Mountain range in Bulgaria

Viskyar (Вискяр) is a mountain range in western Bulgaria with an altitude of 1,136 meters above sea level. It is part of the Srednogorie mountain system that from west to east includes the mountain ranges of Greben, Zavalska Planina, Viskyar, Lyulin, Vitosha, Plana and Sredna Gora. Viskyar Ridge on Greenwich Island in the South Shetland Islands, Antarctica is named after it.

== Geography ==
The mountain range is situated between the Burel Valley to the north, the Sofia Valley to the northeast, and the Breznik Valley to the south. To the southwest the Yaroslavska Saddle (964 m) links it with Zavalska Planina and to the southest the Raduy Saddle (830 m) links it with Lyulin.
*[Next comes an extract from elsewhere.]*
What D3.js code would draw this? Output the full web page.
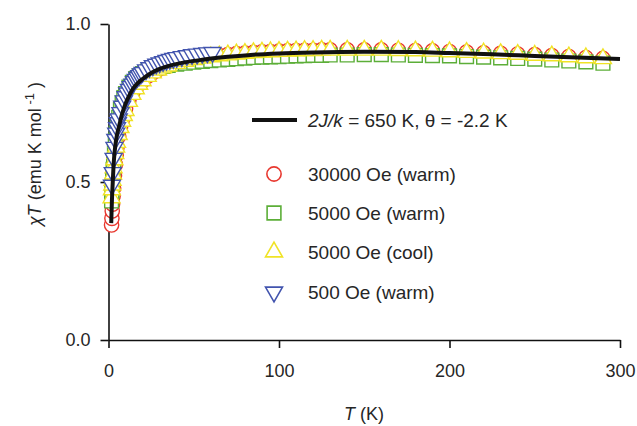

Its length in northwest–southeast direction is about 15 km; the width is 5–6 km at most. Viskyar is a low mountain range with a flat main ridge and short indented slopes. The highest summit is Chekanska Buka (1,136 m), situated in its northwesternmost part. Viskyar is built up of andesites, sandstones, tuffs and tuffites.

The main watershed divide of the Balkan Peninsula, separating the Black Sea drainage basin to the north and the Aegean Sea one to the south, runs along the mountain range. It is the source of the Gaberska reka, a left tributary of the Nišava, the Slivnishka reka of the Iskar drainage, and several small tributaries of the Konska reka of the Struma river basin. Most of Viskyar is covered with pastures and meadows; there are small deciduous forests of oak and beech on the northeastern slopes.

== Settlements and transport ==
There are one town and 30 villages in the mountain range and along its foothills. In Sofia Province are the villages of Bratushkovo, Barlozhnitsa, Gorno Selo, Gurgulyat, Galabovtsi, Delyan, Dragotintsi, Dreatin, Zlatusha, Nachevo, Pishtane, Povalirazh, Radulovtsi, Rakita, Hrabarsko, Tsatsarovtsi, Chekanets and Yalbotina. In Pernik Province are located the town of Breznik and the villages of Arzan, Babitsa, Brusnik, Viskear, Goz, Gorni Romantsi, Dolni Romantsi, Zavala, Krasava, Ozarnovtsi, Radui, Rasnik and Yaroslavtsi.

The southern reaches of Viskyar are traversed by two roads of the national network, a 13.2 km section of the third class III-638 road Breznik–Zlatusha–Bozhurishte between Breznik and Zlatusha, as well as a 14 km stretch of the third class III-811 road Beledie Han–Slivnitsa–Breznik between Galabovtsi and Breznik. Railway line No. 5 Voluyak–Pernik–Kyustendil–Gyueshevo runs through the Raduy Pass between Viskyar and Lyulin.